Unsurprisingly, she agreed. Then she went one step further, claiming she wasn’t just doing her job and repeating a corporate line: she and nine colleagues at Ferrari had seriously considered putting in £30,000 each, snapping one up and playing the long game.
It’s a shame they didn’t. Adjusted for inflation, that original list price is equivalent to almost £448,000 today. And according to The Classic Valuer, which tracks car auction results around the globe, the average sale price of 599 GTOs sold in the public arena since 2020 has been £567,652. The highest sale yet? A cool £833,599, in August, 2023, achieved by RM Sotheby’s at last year’s Monterey sale.
So the 599 GTO has been on an upward trend in terms of values. And when you look at sale prices over the last two years, it’s clear there’s increasing interest in the front-engined, rear-wheel drive, V12-powered two-seater. That’s probably stating the obvious, given it comes with a prancing horse on the bonnet and was made in limited numbers.
But before anyone drove it, there was a question mark hanging over its right to wear the GTO badge. That all changed after the press and clients got behind the wheel; the 599 GTO is a supercar that delivers a driving experience that is entirely befitting of that Omologato status, despite the fact the GTO badge was originally conceived for road cars primarily designed to race. (Just two, in fact: the 1962 250 GTO and the 1984 288 GTO.)
Really and truly, the 599 GTO had a little bit of hot rod in it. At its heart was a generous helping of Italian metal, a 5999cc V12 derived from the earlier Enzo supercar. It used new materials internally to help it rev freely to dizzying heights, all the way to 8400rpm, and the six-speed F1 paddle-shift gearbox had shorter ratios and faster shift times. Meanwhile, weight-saving work – beyond the 599’s aluminium body – included fastidious details like a hydroformed exhaust (no need for welds), carbon-ceramic brakes, thinner glass, forged wheels, titanium bolts and Sabelt carbon seats – shaving 100kg from the standard 599. It even wore the first of a new generation of high-performance tyre from Michelin called Pilot Super Sport. How time flies.

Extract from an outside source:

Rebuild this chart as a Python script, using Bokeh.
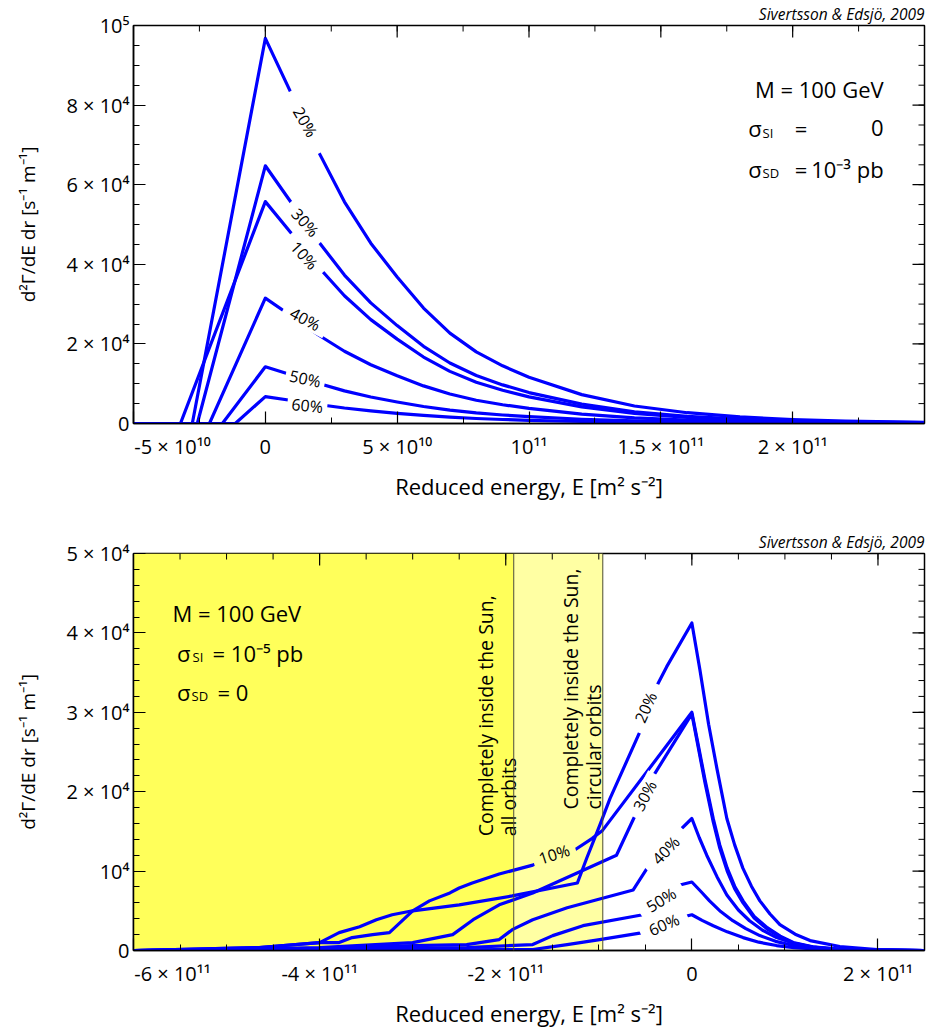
import numpy as np
from bokeh.plotting import figure
from bokeh.models import FixedTicker, Span, Range1d
from bokeh.layouts import column
from bokeh.embed import file_html
from bokeh.resources import INLINE
from bokeh.core.properties import value

FONT = "Open Sans"
BLUE = "#0000ff"
YELLOW = "#ffff5a"
LIGHT_YELLOW = "#ffffa3"
CREDIT = "Sivertsson & Edsjö, 2009"
NB = "\u00a0"

# ---------------- Top panel (sigma_SI = 0, sigma_SD = 1e-3 pb) ----------------
top_xrange = (-5e10, 2.5e11)
top_yrange = (0, 1e5)
top_names = ["10%", "20%", "30%", "40%", "50%", "60%"]
top_start = [-3.22e10, -2.77e10, -2.58e10, -2.12e10, -1.63e10, -1.14e10]
top_E = [0, 1e10, 2e10, 3e10, 4e10, 5e10, 6e10, 7e10, 8e10, 9e10, 1e11, 1.2e11,
         1.4e11, 1.6e11, 1.8e11, 2e11, 2.2e11, 2.5e11]
top_10 = [55750, 47650, 39450, 32100, 26100, 21200, 16700, 13100, 10350, 8350, 6690,
          4180, 2540, 1560, 950, 560, 335, 170]
top_20 = [96750, 82700, 68500, 55700, 45300, 36800, 29000, 22700, 18000, 14500, 11600,
          7260, 4400, 2710, 1645, 970, 580, 290]
top_30 = [64750, 55350, 45850, 37300, 30300, 24600, 19400, 15200, 12050, 9700, 7770,
          4860, 2950, 1810, 1100, 650, 390, 195]
top_40 = [31500, 26950, 22300, 18150, 14750, 12000, 9450, 7400, 5850, 4720, 3780,
          2360, 1430, 880, 535, 315, 190, 95]
top_50 = [14250, 12200, 10100, 8200, 6670, 5400, 4280, 3350, 2650, 2140, 1710,
          1070, 650, 400, 240, 140, 85, 45]
top_60 = [6750, 5770, 4780, 3890, 3160, 2560, 2030, 1590, 1260, 1010, 810,
          505, 305, 190, 115, 70, 40, 20]
top_series = [top_10, top_20, top_30, top_40, top_50, top_60]

# curve labels: x, y, angle (deg), gap length (px)
top_lab_x = [1.48e10, 1.515e10, 1.515e10, 1.515e10, 1.515e10, 1.59e10]
top_lab_y = [42250, 75750, 50500, 26250, 11250, 4500]
top_lab_ang = [-48, -60, -48, -28, -12, -6]
top_lab_gap = [50, 68, 50, 48, 40, 40]

top_xticks = [-5e10, 0, 5e10, 1e11, 1.5e11, 2e11]
top_xminor = [-5e10 + 2.5e10 * i for i in range(13)]
top_xlabels = {-5e10: NB * 15 + "-5 × 10¹⁰", 0: "0", 5e10: "5 × 10¹⁰", 1e11: "10¹¹",
               1.5e11: "1.5 × 10¹¹", 2e11: "2 × 10¹¹"}
top_yticks = [0, 2e4, 4e4, 6e4, 8e4, 1e5]
top_yminor = [5000 * i for i in range(21)]
top_ylabels = {0: "0", 2e4: "2 × 10⁴", 4e4: "4 × 10⁴", 6e4: "6 × 10⁴",
               8e4: "8 × 10⁴", 1e5: "10⁵"}

# ---------------- Bottom panel (sigma_SI = 1e-5 pb, sigma_SD = 0) ----------------
bot_xrange = (-6e11, 2.5e11)
bot_yrange = (0, 5e4)
all_orbits_edge = -1.914e11
circular_edge = -0.957e11

# energies in units of 1e11 m^2 s^-2
b10_x = [-6.0, -4.65, -4.0, -3.79, -3.65, -3.43, -3.25, -3.0, -2.82, -2.6, -2.5, -2.36,
         -2.07, -1.71, -1.5, -1.28, -1.07, -0.96, 0, 0.07, 0.14, 0.23, 0.30, 0.38, 0.46,
         0.55, 0.67, 0.81, 0.95, 1.09, 1.3, 1.6, 2.0, 2.5]
b10_y = [0, 375, 1000, 1000, 1625, 2000, 2250, 5000, 6250, 7250, 7875, 8500,
         9625, 10750, 11900, 12500, 14125, 15125, 30000, 25800, 21600, 16600, 13300, 10375, 8100,
         6250, 4300, 2875, 1800, 1000, 450, 150, 40, 0]
b20_x = [-6.0, -4.65, -4.0, -3.79, -3.57, -3.39, -3.22, -3.0, -2.5, -1.93, -1.23, -1.13,
         -0.99, -0.88, -0.56, -0.38, -0.27, 0, 0.086, 0.18, 0.27, 0.376, 0.46, 0.548, 0.64,
         0.731, 0.84, 0.946, 1.11, 1.27, 1.59, 1.99, 2.5]
b20_y = [0, 375, 1000, 2250, 3000, 3875, 4500, 5000, 5750, 6875, 8500, 11625,
         15750, 19125, 27500, 33250, 35750, 41250, 35400, 28500, 22875, 16625, 13300, 10375, 8100,
         6250, 4600, 3250, 2050, 1250, 500, 125, 0]
b30_x = [-6.0, -5.0, -4.0, -3.0, -2.57, -2.35, -2.07, -1.71, -0.81, -0.59, -0.40, 0,
         0.07, 0.14, 0.23, 0.30, 0.38, 0.46, 0.55, 0.67, 0.81, 0.95, 1.09, 1.3, 1.6, 2.0, 2.5]
b30_y = [0, 125, 375, 1000, 2000, 3875, 5750, 7250, 12000, 17500, 22250, 29800,
         25500, 21200, 16200, 12900, 10000, 7800, 6000, 4100, 2700, 1700, 950, 420, 140, 35, 0]
b40_x = [-6.0, -4.0, -3.0, -2.42, -2.07, -1.93, -1.71, -1.34, -0.63, -0.48, -0.13, 0,
         0.08, 0.16, 0.27, 0.376, 0.5, 0.62, 0.76, 0.91, 1.09, 1.27, 1.5, 1.9, 2.5]
b40_y = [0, 250, 625, 750, 1375, 2625, 3875, 5375, 7625, 10375, 15125, 16625,
         14200, 12000, 9300, 7000, 5100, 3750, 2550, 1625, 900, 450, 180, 50, 0]
b50_x = [-6.0, -4.0, -2.42, -1.71, -1.495, -1.17, -0.527, -0.129, 0, 0.1, 0.19, 0.31,
         0.44, 0.58, 0.73, 0.9, 1.09, 1.3, 1.6, 2.0, 2.5]
b50_y = [0, 125, 375, 750, 1875, 3125, 4500, 8250, 8625, 7400, 6250, 4900,
         3750, 2750, 1875, 1150, 625, 330, 130, 35, 0]
b60_x = [-6.0, -4.0, -2.0, -1.71, -1.34, -0.99, -0.527, -0.043, 0, 0.11, 0.23, 0.38,
         0.55, 0.72, 0.91, 1.1, 1.4, 1.8, 2.5]
b60_y = [0, 50, 100, 125, 750, 1375, 2250, 4375, 4500, 3800, 3125, 2350,
         1625, 1050, 625, 350, 150, 40, 0]
bot_series_x = [b10_x, b20_x, b30_x, b40_x, b50_x, b60_x]
bot_series_y = [b10_y, b20_y, b30_y, b40_y, b50_y, b60_y]

bot_lab_x = [-1.48e11, -0.495e11, -0.505e11, -0.28e11, -0.33e11, -0.30e11]
bot_lab_y = [12125, 30625, 19500, 12625, 6375, 3250]
bot_lab_ang = [18, 66, 62, 46, 32, 24]
bot_lab_gap = [44, 52, 48, 54, 50, 50]
bot_lab_bg = [LIGHT_YELLOW, "white", "white", "white", "white", "white"]

bot_xticks = [-6e11, -4e11, -2e11, 0, 2e11]
bot_xminor = [-6e11 + 5e10 * i for i in range(18)]
bot_xlabels = {-6e11: NB * 15 + "-6 × 10¹¹", -4e11: "-4 × 10¹¹", -2e11: "-2 × 10¹¹",
               0: "0", 2e11: "2 × 10¹¹"}
bot_yticks = [0, 1e4, 2e4, 3e4, 4e4, 5e4]
bot_yminor = [2000 * i for i in range(26)]
bot_ylabels = {0: "0", 1e4: "10⁴", 2e4: "2 × 10⁴", 3e4: "3 × 10⁴",
               4e4: "4 × 10⁴", 5e4: "5 × 10⁴"}

XLABEL = "Reduced energy, E [m² s⁻²]"
YLABEL = "d²Γ/dE dr [s⁻¹ m⁻¹]"


def style_axis(ax, ticks, minor, overrides):
    ax.ticker = FixedTicker(ticks=ticks, minor_ticks=minor)
    ax.major_tick_in = 12
    ax.major_tick_out = 0
    ax.minor_tick_in = 6
    ax.minor_tick_out = 0
    ax.axis_line_color = "black"
    ax.axis_line_width = 1.5
    ax.major_tick_line_color = "black"
    ax.minor_tick_line_color = "black"
    ax.major_tick_line_width = 1.2
    ax.minor_tick_line_width = 1
    ax.major_label_text_font = FONT
    ax.major_label_text_color = "black"
    ax.major_label_text_font_size = "20px"
    ax.major_label_overrides = overrides
    ax.axis_label_text_font = FONT
    ax.axis_label_text_font_style = "normal"
    ax.axis_label_text_color = "black"


def make_fig(xr, yr, height, border_top, border_bottom):
    p = figure(width=927, height=height, x_range=Range1d(*xr), y_range=Range1d(*yr),
               output_backend="svg", toolbar_location=None,
               min_border_left=133, min_border_right=3,
               min_border_top=border_top, min_border_bottom=border_bottom)
    p.grid.visible = False
    p.outline_line_color = "black"
    p.outline_line_width = 1.5
    p.background_fill_color = "white"
    p.border_fill_color = "white"
    p.title.text = CREDIT
    p.title.align = "right"
    p.title.text_font = FONT
    p.title.text_font_size = "15.5px"
    p.title.text_font_style = "italic"
    p.title.text_color = "black"
    p.title.standoff = 1
    return p


def finish_axes(p, xr, yr, xt, xm, xl, yt, ym, yl):
    xa = p.xaxis[0]
    ya = p.yaxis[0]
    style_axis(xa, xt, xm, xl)
    style_axis(ya, yt, ym, yl)
    xa.major_label_standoff = 9
    ya.major_label_standoff = 4
    xa.axis_label = XLABEL
    ya.axis_label = YLABEL
    xa.axis_label_text_font_size = "22px"
    ya.axis_label_text_font_size = "19px"
    xa.axis_label_standoff = 8
    ya.axis_label_standoff = 22
    # mirrored ticks on the top and right frame edges (half of each dash is clipped)
    top_major = [t for t in xt if xr[0] < t < xr[1]]
    top_minor = [t for t in xm if xr[0] < t < xr[1]]
    right_major = [t for t in yt if yr[0] < t < yr[1]]
    right_minor = [t for t in ym if yr[0] < t < yr[1]]
    p.scatter(top_major, [yr[1]] * len(top_major), marker="dash", angle=np.pi / 2,
              size=24, line_color="black", line_width=1.2)
    p.scatter(top_minor, [yr[1]] * len(top_minor), marker="dash", angle=np.pi / 2,
              size=12, line_color="black", line_width=1)
    p.scatter([xr[1]] * len(right_major), right_major, marker="dash",
              size=24, line_color="black", line_width=1.2)
    p.scatter([xr[1]] * len(right_minor), right_minor, marker="dash",
              size=12, line_color="black", line_width=1)


def curve_labels(p, xs, ys, names, angs, gaps, bgs):
    for x, y, t, a, g, bg in zip(xs, ys, names, angs, gaps, bgs):
        r = np.deg2rad(a)
        p.rect(x=[x], y=[y], width=g, height=18, angle=r,
               width_units="screen", height_units="screen",
               fill_color=bg, line_color=None)
        p.text(x=[x], y=[y], text=[t], angle=r, text_font=value(FONT),
               text_font_size="16px", text_align="center", text_baseline="middle",
               text_color="black")


def txt(p, x, y, t, size="22px", align="left"):
    p.text(x=[x], y=[y], text=[t], text_font=value(FONT), text_font_size=size,
           text_align=align, text_baseline="alphabetic", text_color="black")


# ======================= TOP FIGURE =======================
p1 = make_fig(top_xrange, top_yrange, 515, 23, 92)
for s0, vals in zip(top_start, top_series):
    xs = [top_xrange[0], s0] + top_E
    ys = [0, 0] + vals
    p1.line(xs, ys, line_color=BLUE, line_width=3.2, line_join="round")
curve_labels(p1, top_lab_x, top_lab_y, top_names, top_lab_ang, top_lab_gap,
             ["white"] * 6)
finish_axes(p1, top_xrange, top_yrange, top_xticks, top_xminor, top_xlabels,
            top_yticks, top_yminor, top_ylabels)
txt(p1, 2.345e11, 84000, "M = 100 GeV", align="right")
txt(p1, 1.883e11, 74250, "σ", align="right")
txt(p1, 1.886e11, 73000, "SI", size="13px")
txt(p1, 2.008e11, 74250, "=")
txt(p1, 2.345e11, 74250, "0", align="right")
txt(p1, 1.883e11, 64000, "σ", align="right")
txt(p1, 1.886e11, 63000, "SD", size="13px")
txt(p1, 2.008e11, 64000, "=")
txt(p1, 2.345e11, 64000, "10⁻³ pb", align="right")

# ======================= BOTTOM FIGURE =======================
p2 = make_fig(bot_xrange, bot_yrange, 515, 38, 77)
p2.quad(left=[bot_xrange[0], all_orbits_edge], right=[all_orbits_edge, circular_edge],
        bottom=[bot_yrange[0]] * 2, top=[bot_yrange[1]] * 2,
        fill_color=[YELLOW, LIGHT_YELLOW], line_color=None)
for loc in (all_orbits_edge, circular_edge):
    p2.add_layout(Span(location=loc, dimension="height", line_color="#4d4d33",
                       line_width=1))
for xs, ys in zip(bot_series_x, bot_series_y):
    p2.line([v * 1e11 for v in xs], ys, line_color=BLUE, line_width=3.2,
            line_join="round")
curve_labels(p2, bot_lab_x, bot_lab_y, top_names, bot_lab_ang, bot_lab_gap, bot_lab_bg)
finish_axes(p2, bot_xrange, bot_yrange, bot_xticks, bot_xminor, bot_xlabels,
            bot_yticks, bot_yminor, bot_ylabels)
for x, y, t in [(-2.366e11, 14375, "Completely inside the Sun,"),
                (-2.118e11, 14375, "all orbits"),
                (-1.452e11, 17750, "Completely inside the Sun,"),
                (-1.204e11, 17750, "circular orbits")]:
    p2.text(x=[x], y=[y], text=[t], angle=np.pi / 2, text_font=value(FONT),
            text_font_size="19.5px", text_align="left", text_baseline="top",
            text_color="black")
txt(p2, -5.581e11, 42500, "M = 100 GeV")
txt(p2, -5.387e11, 37500, "σ", align="right")
txt(p2, -5.366e11, 37000, "SI", size="13px")
txt(p2, -5.151e11, 37500, "= 10⁻⁵ pb")
txt(p2, -5.387e11, 32500, "σ", align="right")
txt(p2, -5.376e11, 32000, "SD", size="13px")
txt(p2, -5.097e11, 32500, "= 0")

layout = column(p1, p2)
open("out.html", "w").write(file_html(layout, INLINE))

There was also all manner of electronic trickery to try to manage the behaviour of a car that was made to be deliberately nervous at the limit by Ferrari’s engineers. To avoid the big, heavy nose ploughing on, they tuned the chassis to be as lively as a cheetah chasing for its prey.
The result was a car you had to be on top of. If you couldn’t accept that it would be continually edging the tail into play through the twists and turns in the hills around Maranello or when chasing a lap time at Fiorano, it probably wasn’t for you.
With minimal sound insulation materials, the 660bhp V12 at times felt as though it was right alongside your ears. It would gladly rev to 8400rpm all day long, and the noise – oh, the noise. It remains one of the best-sounding cars I’ve been jammy enough to spend time in, a smooth yet potent burble that grows to a howling, angry blare, accompanied by explosions from the exhaust every time you pulled the paddleshift for Ferrari’s F1 transmission and grabbed another gear.
There is something that is so intoxicating about a big front-engined, rear-wheel drive car like the 599. Yet with its responses turned up to 11 and that soundtrack permanently on loud, the GTO took things into another dimension.
It can serve up a wild, visceral experience that is ever-so slightly unhinged and all the more likeable for it in an age when even modern supercars try to mollycoddle the driver to some extent.
Today, it’s not surprising to see that some drivers are switching out of the latest high-end Ferraris and Porsches into 599 GTOs. It is a car capable of making every drive an experience. And as an asset, all the signs are that it would be money well spent.
What a shame, then, that those colleagues at Ferrari never took the plunge and clubbed together to own a piece of a GTO.